The Pope's speech at the UN follows the publication earlier this year of
Laudat o Si, his widely circulated encyclical on the climate and global inequality. In that document, the Pope wrote, “Men and women have constantly intervened in nature, but for a long time this meant being in tune with and respecting the possibilities offered by the things themselves.”

“Now,” the encyclical continues, “we are the ones to lay our hands on things, attempting to extract everything possible from them while frequently ignoring or forgetting the reality in front of us.” Rather than facing separate crises in the climate and society, he argued, we are facing one; “Strategies for a solution demand an integrated approach to combating poverty, restoring dignity to the excluded, and at the same time protecting nature,” he wrote.

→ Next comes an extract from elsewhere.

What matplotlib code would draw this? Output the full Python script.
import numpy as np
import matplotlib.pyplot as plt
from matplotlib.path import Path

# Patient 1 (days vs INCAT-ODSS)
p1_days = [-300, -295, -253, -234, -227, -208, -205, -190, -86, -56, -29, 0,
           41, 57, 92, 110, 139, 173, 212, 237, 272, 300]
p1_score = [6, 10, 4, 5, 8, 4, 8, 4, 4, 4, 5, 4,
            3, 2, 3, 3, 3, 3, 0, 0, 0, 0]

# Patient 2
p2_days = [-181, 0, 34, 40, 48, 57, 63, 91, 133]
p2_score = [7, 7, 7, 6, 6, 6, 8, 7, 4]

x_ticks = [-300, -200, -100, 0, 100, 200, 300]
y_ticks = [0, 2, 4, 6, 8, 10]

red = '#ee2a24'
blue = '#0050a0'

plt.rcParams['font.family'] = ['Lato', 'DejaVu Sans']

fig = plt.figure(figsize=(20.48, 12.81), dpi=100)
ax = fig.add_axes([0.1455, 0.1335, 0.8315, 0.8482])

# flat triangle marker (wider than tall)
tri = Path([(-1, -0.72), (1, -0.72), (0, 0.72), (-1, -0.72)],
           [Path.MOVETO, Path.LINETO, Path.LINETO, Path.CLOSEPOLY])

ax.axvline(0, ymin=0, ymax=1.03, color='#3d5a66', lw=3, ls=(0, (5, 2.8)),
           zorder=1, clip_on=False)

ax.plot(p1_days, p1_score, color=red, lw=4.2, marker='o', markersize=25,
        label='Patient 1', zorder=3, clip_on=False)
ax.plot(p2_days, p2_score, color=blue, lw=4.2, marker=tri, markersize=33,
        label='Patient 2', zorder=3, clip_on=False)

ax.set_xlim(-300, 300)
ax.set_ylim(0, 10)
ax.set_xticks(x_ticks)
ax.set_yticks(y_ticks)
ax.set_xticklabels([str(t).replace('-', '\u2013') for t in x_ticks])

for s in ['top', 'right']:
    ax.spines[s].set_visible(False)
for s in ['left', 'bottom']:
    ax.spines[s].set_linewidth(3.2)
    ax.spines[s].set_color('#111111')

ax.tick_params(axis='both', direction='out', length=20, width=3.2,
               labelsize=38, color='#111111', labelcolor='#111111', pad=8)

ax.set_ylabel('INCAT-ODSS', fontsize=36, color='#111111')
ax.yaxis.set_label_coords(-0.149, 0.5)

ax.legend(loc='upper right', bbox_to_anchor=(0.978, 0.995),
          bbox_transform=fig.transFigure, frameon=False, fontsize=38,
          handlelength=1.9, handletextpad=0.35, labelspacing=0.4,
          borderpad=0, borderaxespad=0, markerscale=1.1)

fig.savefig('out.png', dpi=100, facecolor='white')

The Pope described himself as “confident” that the COP21 talks “will secure fundamental and effective agreements.”

Following the Pope's speech, UN secretary general Ban Ki-moon expressed unequivocal support for its content.
At CNN, he wrote, “He rightly cited the solid scientific consensus showing significant warming of the climate system, with most global warming in recent decades mainly a result of human activity. And he has emphasized the critical need to support the poorest and most vulnerable members of our human family from a crisis they did least to cause, but from which they suffer most.”

Ban Ki-moon also made special reference to faith-based groups in general, commending them for often longstanding commitments to environmental and social justice. In many cases, faith-based organizations such as the
Interfaith Center on Corporate Responsibility (ICCR), to name but one, combine the moral imperatives of their faith with sustainable investment strategies designed to lessen inequality and transition to a low-carbon economy.

With December and COP21 rapidly approaching, it would seem that the ball is now in the court of governments and corporations. While both of the two entities most dominant in global systems have made efforts to address climate change to some extent, neither has done nearly enough to contribute to the growing social movement calling for serious attention to the crisis. It does not seem an exaggeration to observe that COP21 may well represent their final chance to get things right.